Kraken parent Payward applies for OCC national trust charter, eyes $20bn valuation raise
Payward, the parent company of cryptocurrency exchange Kraken, has applied to the US Office of the Comptroller of the Currency for a national trust charter, in a move that would put a major crypto-native firm under federal banking supervision for the first time.
If granted, the charter would let Payward establish a new entity called Payward National Trust Company (PNTC) to offer custody and related services for digital assets. The pitch is institutional: PNTC would serve clients that require a federally regulated qualified custodian, a category that increasingly includes pension funds, asset managers and corporate treasuries looking at digital assets but unable to use a non-bank counterparty.
Alongside the charter application, Payward disclosed that it is seeking to raise capital at a $20 billion valuation, with proceeds expected to fund the build-out of the regulated custody business.
"Our long-held belief has always been that the right path forward for digital assets runs through robust, transparent regulation," said Payward and Kraken Co-CEO Arjun Sethi. "A national trust company provides the certainty institutions require and establishes the infrastructure to build the next generation of custody."

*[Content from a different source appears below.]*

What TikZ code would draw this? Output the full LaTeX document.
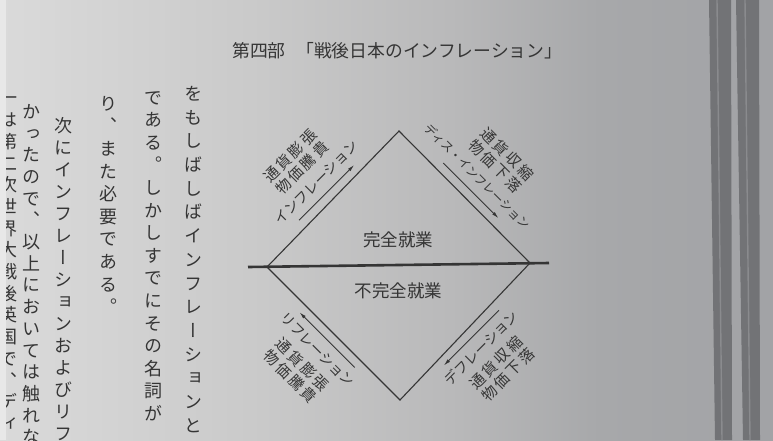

The application puts Payward on the same regulatory path that Anchorage Digital took when it became the first federally chartered crypto bank in 2021, and that Circle and others have signalled interest in pursuing. For traditional banks, the read-across is that the line between crypto exchanges and regulated financial institutions continues to narrow at the custody layer. For Payward, a national trust charter would convert its existing exchange and custody infrastructure into something institutions can transact with directly, without the intermediary risk that has so far constrained adoption.